The NSW Minerals Industry Due Diligence Code of Practice for the Protection of Aboriginal Objects was developed to help minimise the risk of harming Aboriginal objects and to meet new legislative requirements.
“The minerals industry is an important partner in the preservation of Aboriginal heritage and this code is part of our commitment to protecting indigenous culture,” NSW Minerals Council chief executive Dr Nikki Williams said yesterday.
“The code sets out the steps that will help explorers and miners assess whether their operations could impact on Aboriginal objects.
“Companies aim to avoid disturbing Aboriginal objects, but if that’s not possible, they work with the Aboriginal community and the government to ensure any impacts are properly assessed, approved and managed.
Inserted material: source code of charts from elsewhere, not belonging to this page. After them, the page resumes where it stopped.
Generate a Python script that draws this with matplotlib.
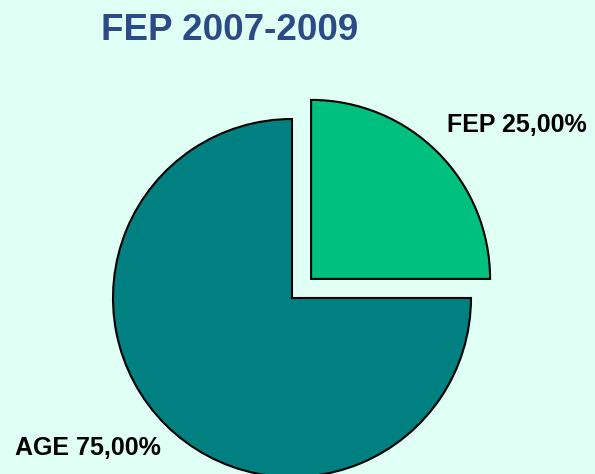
import matplotlib.pyplot as plt

# data
labels = ["FEP", "AGE"]
values = [25.0, 75.0]
colors = ["#00c080", "#008080"]
title = "FEP 2007-2009"

bg = "#e0fff5"
plt.rcParams['font.family'] = ['Liberation Sans', 'DejaVu Sans']

fig = plt.figure(figsize=(5.95, 4.74), dpi=100)
fig.patch.set_facecolor(bg)
ax = fig.add_axes([0, 0, 1, 1])
ax.set_facecolor(bg)
ax.set_aspect('equal')
ax.axis('off')

# pie in pixel coordinates (explode is in data units here)
ax.pie(values, colors=colors, startangle=0, counterclock=True,
       explode=[27, 0], center=(292, 176), radius=179,
       wedgeprops=dict(edgecolor="black", linewidth=1.5), frame=False)
ax.set_xlim(0, 595)
ax.set_ylim(0, 474)

# labels with percentages
for lab, v, (x, y) in zip(labels, values, [(447, 474 - 125), (15, 474 - 448)]):
    txt = f"{lab} {v:.2f}%".replace(".", ",")
    ax.text(x, y, txt, ha="left", va="center", fontsize=18, fontweight="bold", color="black")

ax.text(230, 474 - 30, title, ha="center", va="center", fontsize=26.5,
        fontweight="bold", color="#2b4a86")

fig.savefig("out.png", dpi=100, facecolor=bg)
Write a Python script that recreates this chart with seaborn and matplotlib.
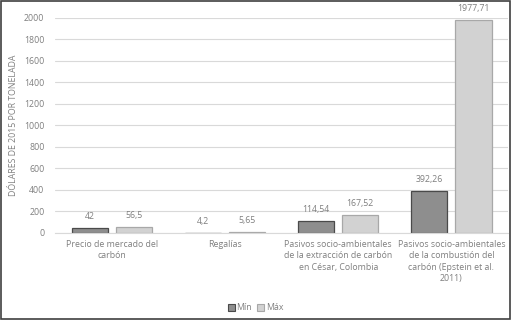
import matplotlib
matplotlib.use("Agg")
import matplotlib.pyplot as plt
import seaborn as sns
import pandas as pd
from matplotlib.patches import Rectangle

categories = [
    "Precio de mercado del\ncarbón",
    "Regalías",
    "Pasivos socio-ambientales\nde la extracción de carbón\nen César, Colombia",
    "Pasivos socio-ambientales\nde la combustión del\ncarbón (Epstein et al.\n2011)",
]
min_values = [42, 4.2, 114.54, 392.26]
max_values = [56.5, 5.65, 167.52, 1977.71]
min_labels = ["42", "4,2", "114,54", "392,26"]
max_labels = ["56,5", "5,65", "167,52", "1977,71"]
series = ["Mín", "Máx"]
y_ticks = [0, 200, 400, 600, 800, 1000, 1200, 1400, 1600, 1800, 2000]

df = pd.DataFrame({
    "cat": categories * 2,
    "serie": [series[0]] * 4 + [series[1]] * 4,
    "valor": min_values + max_values,
})

sns.set_theme(style="white")
plt.rcParams["font.family"] = ["Open Sans", "DejaVu Sans"]
text_color = "#7f7f7f"

fig = plt.figure(figsize=(5.11, 3.20), dpi=100)
ax = fig.add_axes([0.1086, 0.272, 0.8854, 0.672])

palette = {"Mín": "#8e8e8e", "Máx": "#d2d2d2"}
edges = {"Mín": "#4a4a4a", "Máx": "#a8a8a8"}
sns.barplot(data=df, x="cat", y="valor", hue="serie", palette=palette,
            width=0.78, gap=0.18, ax=ax, legend=False, linewidth=0.9,
            saturation=1)

for container, name, labels in zip(ax.containers, series, [min_labels, max_labels]):
    for bar in container:
        bar.set_edgecolor(edges[name])
    ax.bar_label(container, labels=labels, padding=5, fontsize=6.3,
                 color=text_color, clip_on=False)

ax.set_ylim(0, 2000)
ax.set_yticks(y_ticks)
ax.set_yticklabels([str(t) for t in y_ticks], fontsize=6.3, color=text_color)
ax.tick_params(axis="y", length=0, pad=8)
ax.tick_params(axis="x", length=0, pad=5)
for lbl in ax.get_xticklabels():
    lbl.set_fontsize(6.3)
    lbl.set_color(text_color)
    lbl.set_linespacing(1.35)
    lbl.set_horizontalalignment("center")
    lbl.set_verticalalignment("top")
ax.set_xlabel("")
ax.set_ylabel("DÓLARES DE 2015 POR TONELADA", fontsize=6.3, color=text_color,
              labelpad=3)
ax.yaxis.set_label_coords(-0.082, 0.5)
ax.grid(axis="y", color="#d9d9d9", linewidth=0.8)
ax.set_axisbelow(True)
for side in ["top", "right", "left"]:
    ax.spines[side].set_visible(False)
ax.spines["bottom"].set_color("#d9d9d9")
ax.spines["bottom"].set_linewidth(0.8)
ax.set_xlim(-0.5, 3.5)

handles = [Rectangle((0, 0), 1, 1, facecolor=palette[s], edgecolor=edges[s], linewidth=0.8)
           for s in series]
fig.legend(handles, series, loc="center", bbox_to_anchor=(0.5, 0.038), ncol=2,
           frameon=False, fontsize=6.3, labelcolor=text_color,
           handlelength=0.8, handleheight=0.8, handletextpad=0.2,
           columnspacing=0.6)

fig.patches.append(Rectangle((0.002, 0.003), 0.996, 0.994, transform=fig.transFigure,
                             fill=False, edgecolor="#404040", linewidth=1.2))

fig.savefig("out.png", dpi=100)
“For example, artefacts can be stored in ‘keeping places’ during mining operations, with the agreement of the indigenous community, so they can be replaced at the same location after mining.
“While it’s not practical or possible to cover every possible scenario, this concise guide provides a series of examples specific to the minerals industry in NSW that will help minimise and manage any risk to Aboriginal heritage.”
The Xstrata-operated West Wallsend colliery left 2 million tonnes of coal resources out of its future mine plan to help protect Aboriginal archaeological sites.
The West Wallsend joint venture partners will also chip in a total of $A200,000 over the mine’s life to protect the 62 identified indigenous cultural and archaeological sites under the mine’s continued operations project.